We maintain the most powerful military establishment in the world without clear agreement on its pur poses or under what circumstances we will use it in pursuit of our ideals and national interests. And yet the United States still acts as the guarantor of stability in many areas of the world, particularly those where during the Cold War our presence prevented the spread of communist influence or propped up allies who seemed vulnerable to our adversaries. 

Our leadership and sometimes even our intervention are still sought but also more frequently ignored than in the past. Much of the world is as ambivalent about our role as we are ourselves. 

The failure to meet our financial obligations has tarnished the country’s reputation in the United Nations but hardly undermined its influence. And certainly cutbacks in funding for our foreign policy agencies have impaired our diplomacy on a superficial level. 

But the decline in our influence is more the result of exogenous conditions, such as the dissolution of the Soviet empire, and self-inflicted wounds, such as inattention and lack of consistency of purpose. When we ignore problems, it’s because we lack the will or the vision or the ability to intervene, or the ingenuity to devise solutions, or because our allies and partners will not fulfill their responsibilities, or because it’s neither in the national interest nor the domestic political interest of our leadership to become involved.

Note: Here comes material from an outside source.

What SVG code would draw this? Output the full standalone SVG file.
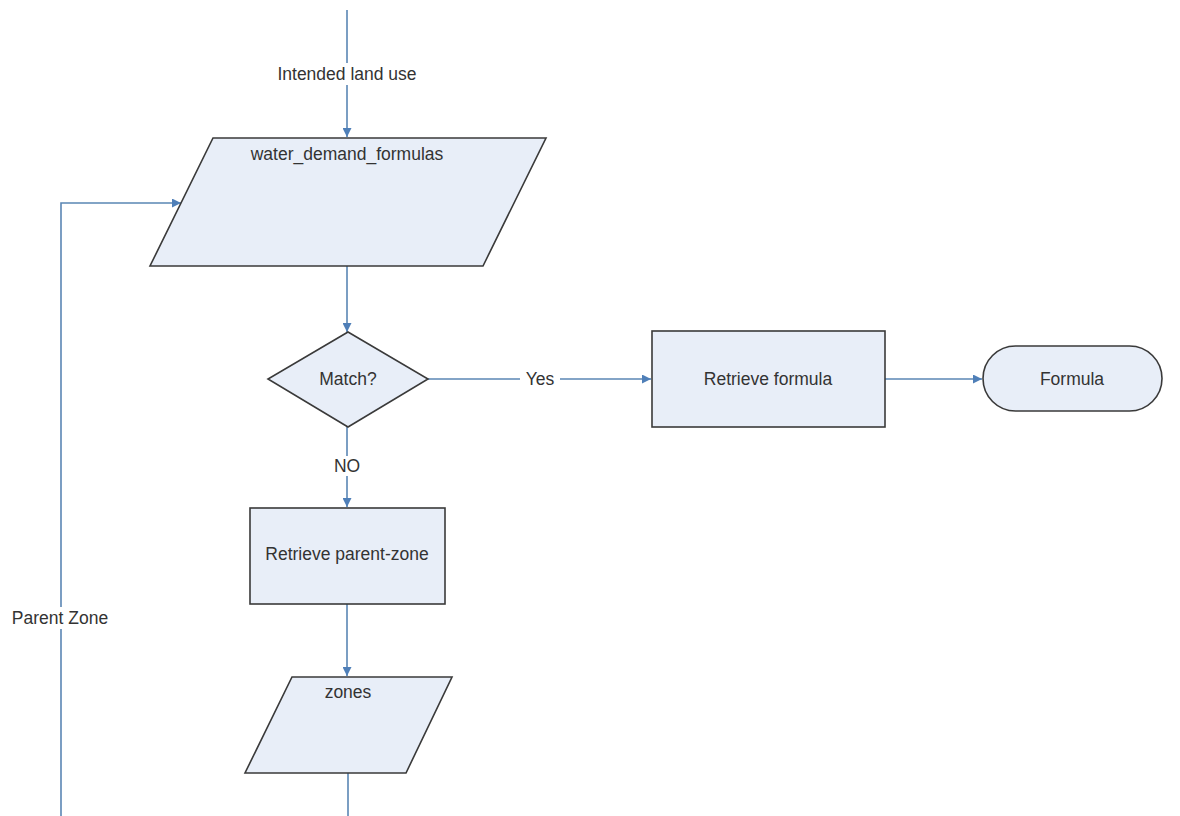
<svg xmlns="http://www.w3.org/2000/svg" width="1180" height="816" viewBox="0 0 1180 816">
  <style>
    .shape { fill: #e8eef8; stroke: #3a3a3a; stroke-width: 1.6; }
    .conn { fill: none; stroke: #5a86b4; stroke-width: 1.6; }
    .lbl { font-family: "Liberation Sans", Arial, sans-serif; font-size: 17.5px; fill: #333333; text-anchor: middle; }
    .bg { fill: #ffffff; }
  </style>
  <defs>
    <marker id="arrow" viewBox="0 0 10 10" refX="10" refY="5" markerWidth="10" markerHeight="9" markerUnits="userSpaceOnUse" orient="auto">
      <path d="M0,0 L10,5 L0,10 z" fill="#4f7fb8"/>
    </marker>
  </defs>
  <rect width="1180" height="816" fill="#ffffff"/>

  <!-- connectors -->
  <g id="connectors">
    <path class="conn" d="M347,10 L347,137" marker-end="url(#arrow)"/>
    <path class="conn" d="M61,816 L61,203 L181,203" marker-end="url(#arrow)"/>
    <path class="conn" d="M347,266 L347,332" marker-end="url(#arrow)"/>
    <path class="conn" d="M428,379 L651,379" marker-end="url(#arrow)"/>
    <path class="conn" d="M885,379 L982,379" marker-end="url(#arrow)"/>
    <path class="conn" d="M347,427 L347,507" marker-end="url(#arrow)"/>
    <path class="conn" d="M347,604 L347,676" marker-end="url(#arrow)"/>
    <path class="conn" d="M348,773 L348,816"/>

    <!-- connector labels on white backing -->
    <rect class="bg" x="272" y="63" width="150" height="22"/>
    <text class="lbl" x="347" y="80">Intended land use</text>
    <rect class="bg" x="520" y="369" width="40" height="20"/>
    <text class="lbl" x="540" y="385">Yes</text>
    <rect class="bg" x="326" y="456" width="42" height="20"/>
    <text class="lbl" x="347" y="472">NO</text>
    <rect class="bg" x="8" y="607" width="104" height="22"/>
    <text class="lbl" x="60" y="624">Parent Zone</text>
  </g>

  <g id="water_demand_formulas">
    <polygon class="shape" points="213,138 546,138 483,266 150,266"/>
    <text class="lbl" x="347" y="160">water_demand_formulas</text>
  </g>

  <g id="match">
    <polygon class="shape" points="348,332 428,379 348,427 268,379"/>
    <text class="lbl" x="348" y="385">Match?</text>
  </g>

  <g id="retrieve_formula">
    <rect class="shape" x="652" y="331" width="233" height="96"/>
    <text class="lbl" x="768" y="385">Retrieve formula</text>
  </g>

  <g id="formula">
    <rect class="shape" x="983" y="346" width="179" height="65" rx="32.5" ry="32.5"/>
    <text class="lbl" x="1072" y="385">Formula</text>
  </g>

  <g id="retrieve_parent_zone">
    <rect class="shape" x="250" y="508" width="195" height="96"/>
    <text class="lbl" x="347" y="560">Retrieve parent-zone</text>
  </g>

  <g id="zones">
    <polygon class="shape" points="292,677 452,677 406,773 245,773"/>
    <text class="lbl" x="348" y="698">zones</text>
  </g>
</svg>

And the Clinton administration has never made a convincing case to the American people about what our foreign policy needs and interests are, so Congress has felt free to use funding as a means of extorting certain courses of action from the White House.

In her essays, Secretary Albright omits mention of a central feature of the Clinton foreign policy: the advancement of democracy and free trade/open markets around the world. Those are commendable goals, consistent with our security and prosperity.

A policy of “engagement and enlargement” contains an inherent danger, however. By pressing the spread of our own habits, customs, values and institutions, we intrude on other cultures and peoples. We provoke suspicion of our motives, not that we seek some universal dominion of the United States, but of “Americanism.”

The more aggressively we promote democratic government, personal freedom, political liberty, and free market capitalism, the more we will provoke resistance, even hostility; to the United States and, ultimately, we will spark the very rivalry and conflicts we are seeking to avoid.

To many, the United States seems today like a hegemon determined to remain unassailably the most powerful and influential nation, spreading its political and economic arrangements over the rest of the globe. We can champion our system and beliefs, but to promote them actively in many parts of the world will backfire on us.

Secretary Albright is the most appealing, persuasive and effective public advocate for foreign policy we have had as secretary of state in many years. She will make an even larger contribution to her country if, in her writings and speeches, she articulates a more unified, coherent, and substantive vision of America’s role in the world and takes it to the American people.

If she were to inspire and lead a nationwide discussion of American foreign policy, the next administration might be better prepared to assist in the transition to a new, more stable and peaceful international environment and pursue American national interest at the same time.